» **Given data**
▼▼▼
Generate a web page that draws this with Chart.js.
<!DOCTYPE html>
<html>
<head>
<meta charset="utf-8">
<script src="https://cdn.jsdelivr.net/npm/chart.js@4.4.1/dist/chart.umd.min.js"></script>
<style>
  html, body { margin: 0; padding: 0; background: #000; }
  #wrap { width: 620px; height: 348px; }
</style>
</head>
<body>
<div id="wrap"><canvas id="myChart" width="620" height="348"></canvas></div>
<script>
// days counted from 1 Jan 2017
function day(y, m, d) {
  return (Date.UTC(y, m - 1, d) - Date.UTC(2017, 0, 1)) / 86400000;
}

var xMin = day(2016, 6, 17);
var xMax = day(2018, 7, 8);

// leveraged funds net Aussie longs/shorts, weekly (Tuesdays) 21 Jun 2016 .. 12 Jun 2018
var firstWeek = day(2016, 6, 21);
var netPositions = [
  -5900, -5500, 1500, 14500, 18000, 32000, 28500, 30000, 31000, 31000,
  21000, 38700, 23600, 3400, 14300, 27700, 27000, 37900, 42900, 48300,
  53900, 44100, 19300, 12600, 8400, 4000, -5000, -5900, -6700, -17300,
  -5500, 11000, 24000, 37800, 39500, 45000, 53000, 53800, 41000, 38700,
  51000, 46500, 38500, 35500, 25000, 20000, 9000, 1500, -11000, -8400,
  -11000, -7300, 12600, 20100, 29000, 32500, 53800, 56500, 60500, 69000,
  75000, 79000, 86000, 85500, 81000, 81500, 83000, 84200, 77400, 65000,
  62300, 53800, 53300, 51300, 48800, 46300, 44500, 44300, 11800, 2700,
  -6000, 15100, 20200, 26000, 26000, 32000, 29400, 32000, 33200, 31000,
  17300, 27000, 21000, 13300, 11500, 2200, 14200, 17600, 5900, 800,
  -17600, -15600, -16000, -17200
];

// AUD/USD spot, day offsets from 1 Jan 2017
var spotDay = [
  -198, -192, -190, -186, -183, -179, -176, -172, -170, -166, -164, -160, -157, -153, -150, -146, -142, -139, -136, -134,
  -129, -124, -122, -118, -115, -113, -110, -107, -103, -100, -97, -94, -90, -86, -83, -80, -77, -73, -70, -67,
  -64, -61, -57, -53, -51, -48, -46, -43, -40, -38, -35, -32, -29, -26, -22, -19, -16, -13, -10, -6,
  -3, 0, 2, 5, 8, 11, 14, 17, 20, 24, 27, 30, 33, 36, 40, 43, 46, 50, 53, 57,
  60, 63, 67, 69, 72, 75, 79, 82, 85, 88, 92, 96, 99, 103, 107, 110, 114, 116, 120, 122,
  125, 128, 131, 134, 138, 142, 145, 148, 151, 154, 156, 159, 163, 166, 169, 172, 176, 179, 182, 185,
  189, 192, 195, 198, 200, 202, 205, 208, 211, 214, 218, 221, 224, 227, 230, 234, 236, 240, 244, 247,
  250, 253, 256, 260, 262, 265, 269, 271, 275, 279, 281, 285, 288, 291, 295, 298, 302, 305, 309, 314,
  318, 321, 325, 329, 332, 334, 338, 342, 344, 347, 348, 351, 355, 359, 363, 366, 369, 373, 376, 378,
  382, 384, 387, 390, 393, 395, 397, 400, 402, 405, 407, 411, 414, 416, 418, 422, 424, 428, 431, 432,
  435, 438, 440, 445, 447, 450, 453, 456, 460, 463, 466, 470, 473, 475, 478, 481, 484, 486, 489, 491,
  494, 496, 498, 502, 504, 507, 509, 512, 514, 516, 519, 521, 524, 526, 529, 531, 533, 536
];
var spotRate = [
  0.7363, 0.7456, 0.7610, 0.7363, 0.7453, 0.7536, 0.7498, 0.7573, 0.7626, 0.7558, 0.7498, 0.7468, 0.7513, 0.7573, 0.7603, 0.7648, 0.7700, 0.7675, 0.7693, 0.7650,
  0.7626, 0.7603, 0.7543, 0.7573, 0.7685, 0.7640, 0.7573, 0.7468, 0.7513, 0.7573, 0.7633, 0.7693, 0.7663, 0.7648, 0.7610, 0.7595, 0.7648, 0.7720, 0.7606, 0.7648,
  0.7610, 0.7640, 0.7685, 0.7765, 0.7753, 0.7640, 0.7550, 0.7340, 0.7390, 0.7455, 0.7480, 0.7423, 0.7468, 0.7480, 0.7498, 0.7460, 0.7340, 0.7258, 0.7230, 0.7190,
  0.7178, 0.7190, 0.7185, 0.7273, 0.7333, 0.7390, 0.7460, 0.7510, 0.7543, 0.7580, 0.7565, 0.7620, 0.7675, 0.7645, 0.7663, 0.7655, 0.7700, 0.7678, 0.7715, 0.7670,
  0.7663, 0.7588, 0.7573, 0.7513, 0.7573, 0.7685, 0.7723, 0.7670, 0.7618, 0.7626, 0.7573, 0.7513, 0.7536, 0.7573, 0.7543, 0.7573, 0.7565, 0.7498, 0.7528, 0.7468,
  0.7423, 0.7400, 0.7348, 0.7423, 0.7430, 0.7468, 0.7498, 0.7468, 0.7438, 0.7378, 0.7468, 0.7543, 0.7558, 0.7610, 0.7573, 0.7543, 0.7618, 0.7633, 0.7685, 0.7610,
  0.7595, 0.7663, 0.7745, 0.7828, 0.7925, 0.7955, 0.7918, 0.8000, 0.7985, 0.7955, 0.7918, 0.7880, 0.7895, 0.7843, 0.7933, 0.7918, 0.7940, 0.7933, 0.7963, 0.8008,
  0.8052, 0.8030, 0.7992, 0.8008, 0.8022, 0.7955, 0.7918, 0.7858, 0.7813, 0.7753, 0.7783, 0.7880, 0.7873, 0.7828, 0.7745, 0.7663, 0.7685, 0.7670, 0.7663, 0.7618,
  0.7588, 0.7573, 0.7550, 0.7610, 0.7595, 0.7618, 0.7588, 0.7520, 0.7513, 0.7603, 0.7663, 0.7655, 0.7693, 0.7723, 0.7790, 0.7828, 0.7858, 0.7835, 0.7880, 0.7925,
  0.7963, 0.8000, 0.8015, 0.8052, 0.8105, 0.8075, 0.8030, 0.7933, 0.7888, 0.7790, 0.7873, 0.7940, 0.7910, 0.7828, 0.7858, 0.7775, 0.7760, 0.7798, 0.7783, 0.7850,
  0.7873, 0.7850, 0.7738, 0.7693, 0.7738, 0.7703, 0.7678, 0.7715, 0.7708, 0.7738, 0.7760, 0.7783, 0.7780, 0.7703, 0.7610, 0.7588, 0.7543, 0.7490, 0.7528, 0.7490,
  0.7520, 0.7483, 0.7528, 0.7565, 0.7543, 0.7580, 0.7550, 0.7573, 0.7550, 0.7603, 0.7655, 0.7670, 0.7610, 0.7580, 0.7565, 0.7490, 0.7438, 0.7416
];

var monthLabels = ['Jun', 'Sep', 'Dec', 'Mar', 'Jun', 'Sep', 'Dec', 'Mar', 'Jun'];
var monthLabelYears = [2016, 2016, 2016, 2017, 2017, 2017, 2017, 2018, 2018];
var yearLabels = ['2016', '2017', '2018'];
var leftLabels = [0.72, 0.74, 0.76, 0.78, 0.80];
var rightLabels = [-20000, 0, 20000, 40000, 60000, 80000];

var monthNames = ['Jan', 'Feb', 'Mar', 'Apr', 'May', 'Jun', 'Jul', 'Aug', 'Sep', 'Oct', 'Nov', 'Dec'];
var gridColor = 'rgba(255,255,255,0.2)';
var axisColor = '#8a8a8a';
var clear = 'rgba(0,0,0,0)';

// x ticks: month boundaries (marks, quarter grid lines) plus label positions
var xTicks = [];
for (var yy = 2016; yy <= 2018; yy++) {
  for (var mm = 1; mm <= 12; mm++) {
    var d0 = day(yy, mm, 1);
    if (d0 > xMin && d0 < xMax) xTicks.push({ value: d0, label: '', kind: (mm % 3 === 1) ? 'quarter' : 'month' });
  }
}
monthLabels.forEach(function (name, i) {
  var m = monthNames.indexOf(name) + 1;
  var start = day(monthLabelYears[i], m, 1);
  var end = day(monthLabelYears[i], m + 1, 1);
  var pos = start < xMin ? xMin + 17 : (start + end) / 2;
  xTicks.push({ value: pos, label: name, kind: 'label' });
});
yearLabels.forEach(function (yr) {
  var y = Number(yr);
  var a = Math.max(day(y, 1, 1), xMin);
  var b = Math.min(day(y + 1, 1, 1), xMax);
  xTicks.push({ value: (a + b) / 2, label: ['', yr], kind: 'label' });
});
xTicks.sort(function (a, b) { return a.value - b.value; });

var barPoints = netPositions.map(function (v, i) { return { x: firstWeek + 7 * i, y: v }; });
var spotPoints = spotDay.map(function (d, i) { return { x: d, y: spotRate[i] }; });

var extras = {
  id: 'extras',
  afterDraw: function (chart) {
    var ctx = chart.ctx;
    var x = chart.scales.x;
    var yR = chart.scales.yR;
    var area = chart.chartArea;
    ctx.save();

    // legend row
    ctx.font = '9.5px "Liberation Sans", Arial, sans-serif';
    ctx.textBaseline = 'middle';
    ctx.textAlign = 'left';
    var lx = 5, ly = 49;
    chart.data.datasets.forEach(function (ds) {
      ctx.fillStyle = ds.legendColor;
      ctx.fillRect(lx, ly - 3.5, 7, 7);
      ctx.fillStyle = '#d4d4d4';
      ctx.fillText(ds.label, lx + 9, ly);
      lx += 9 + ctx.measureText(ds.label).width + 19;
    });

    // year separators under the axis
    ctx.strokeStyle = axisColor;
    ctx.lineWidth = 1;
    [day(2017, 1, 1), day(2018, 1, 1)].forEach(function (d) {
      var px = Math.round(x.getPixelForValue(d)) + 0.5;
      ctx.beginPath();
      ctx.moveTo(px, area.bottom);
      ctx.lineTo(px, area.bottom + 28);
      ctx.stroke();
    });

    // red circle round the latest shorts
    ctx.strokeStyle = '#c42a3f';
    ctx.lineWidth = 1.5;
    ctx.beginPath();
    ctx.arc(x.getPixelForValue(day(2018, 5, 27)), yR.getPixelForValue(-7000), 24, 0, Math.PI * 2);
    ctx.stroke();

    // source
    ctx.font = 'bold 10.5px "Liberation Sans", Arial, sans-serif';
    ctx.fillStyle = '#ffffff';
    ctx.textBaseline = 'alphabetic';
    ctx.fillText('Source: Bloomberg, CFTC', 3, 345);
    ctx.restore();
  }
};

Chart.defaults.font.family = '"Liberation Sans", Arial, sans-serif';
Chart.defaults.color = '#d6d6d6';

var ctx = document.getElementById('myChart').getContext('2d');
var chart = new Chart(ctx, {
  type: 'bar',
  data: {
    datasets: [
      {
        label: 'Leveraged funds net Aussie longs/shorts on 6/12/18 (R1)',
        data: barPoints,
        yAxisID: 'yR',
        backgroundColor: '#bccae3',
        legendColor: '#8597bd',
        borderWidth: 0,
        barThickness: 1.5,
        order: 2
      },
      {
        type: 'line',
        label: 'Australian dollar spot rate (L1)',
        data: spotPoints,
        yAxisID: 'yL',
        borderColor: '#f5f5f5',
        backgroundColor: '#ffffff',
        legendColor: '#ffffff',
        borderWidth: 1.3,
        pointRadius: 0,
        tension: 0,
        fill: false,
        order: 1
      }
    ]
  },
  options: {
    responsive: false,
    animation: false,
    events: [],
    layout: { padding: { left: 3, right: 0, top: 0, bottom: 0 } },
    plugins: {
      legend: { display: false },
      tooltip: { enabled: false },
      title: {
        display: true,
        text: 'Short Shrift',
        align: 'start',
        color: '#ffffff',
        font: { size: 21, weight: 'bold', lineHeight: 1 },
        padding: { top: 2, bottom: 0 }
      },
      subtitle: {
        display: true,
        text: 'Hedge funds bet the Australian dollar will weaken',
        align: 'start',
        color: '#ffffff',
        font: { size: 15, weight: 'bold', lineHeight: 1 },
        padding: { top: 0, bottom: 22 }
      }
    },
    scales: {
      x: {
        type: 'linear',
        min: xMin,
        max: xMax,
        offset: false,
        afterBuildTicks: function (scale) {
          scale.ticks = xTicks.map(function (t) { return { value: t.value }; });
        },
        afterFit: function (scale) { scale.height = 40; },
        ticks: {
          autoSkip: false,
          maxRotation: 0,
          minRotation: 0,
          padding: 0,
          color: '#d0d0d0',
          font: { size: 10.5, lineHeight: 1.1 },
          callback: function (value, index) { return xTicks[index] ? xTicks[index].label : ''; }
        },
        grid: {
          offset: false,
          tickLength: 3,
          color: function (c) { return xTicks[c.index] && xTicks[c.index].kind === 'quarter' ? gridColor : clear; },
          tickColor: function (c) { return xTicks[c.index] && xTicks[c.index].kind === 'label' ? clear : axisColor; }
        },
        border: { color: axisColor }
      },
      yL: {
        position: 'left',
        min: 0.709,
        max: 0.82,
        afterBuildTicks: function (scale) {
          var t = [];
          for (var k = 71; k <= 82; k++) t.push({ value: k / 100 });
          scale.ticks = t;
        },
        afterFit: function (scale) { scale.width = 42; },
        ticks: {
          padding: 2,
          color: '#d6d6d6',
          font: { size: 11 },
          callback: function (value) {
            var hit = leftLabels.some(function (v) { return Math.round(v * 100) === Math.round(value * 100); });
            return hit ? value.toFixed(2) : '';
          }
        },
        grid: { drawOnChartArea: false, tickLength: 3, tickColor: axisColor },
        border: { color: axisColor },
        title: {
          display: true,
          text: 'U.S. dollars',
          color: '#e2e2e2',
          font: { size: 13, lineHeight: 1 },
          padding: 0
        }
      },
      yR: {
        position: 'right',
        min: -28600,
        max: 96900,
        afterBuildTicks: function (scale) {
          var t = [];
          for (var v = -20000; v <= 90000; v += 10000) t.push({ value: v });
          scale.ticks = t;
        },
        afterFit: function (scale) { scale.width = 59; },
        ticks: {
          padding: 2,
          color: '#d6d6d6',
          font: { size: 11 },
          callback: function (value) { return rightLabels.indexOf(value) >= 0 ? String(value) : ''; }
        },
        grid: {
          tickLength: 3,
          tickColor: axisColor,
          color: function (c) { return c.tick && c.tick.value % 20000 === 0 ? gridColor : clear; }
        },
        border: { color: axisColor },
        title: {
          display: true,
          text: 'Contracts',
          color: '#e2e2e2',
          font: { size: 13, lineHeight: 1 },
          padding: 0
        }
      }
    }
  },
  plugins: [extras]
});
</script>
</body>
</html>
▲▲▲
Give again, word for word, the lines of the listing, starting at its first line and ending with the line containing "var xMax = day(2018, 7, 8);".

» **Result for this exercise**
Generate a web page that draws this with Chart.js.
<!DOCTYPE html>
<html>
<head>
<meta charset="utf-8">
<script src="https://cdn.jsdelivr.net/npm/chart.js@4.4.1/dist/chart.umd.min.js"></script>
<style>
  html, body { margin: 0; padding: 0; background: #000; }
  #wrap { width: 620px; height: 348px; }
</style>
</head>
<body>
<div id="wrap"><canvas id="myChart" width="620" height="348"></canvas></div>
<script>
// days counted from 1 Jan 2017
function day(y, m, d) {
  return (Date.UTC(y, m - 1, d) - Date.UTC(2017, 0, 1)) / 86400000;
}

var xMin = day(2016, 6, 17);
var xMax = day(2018, 7, 8);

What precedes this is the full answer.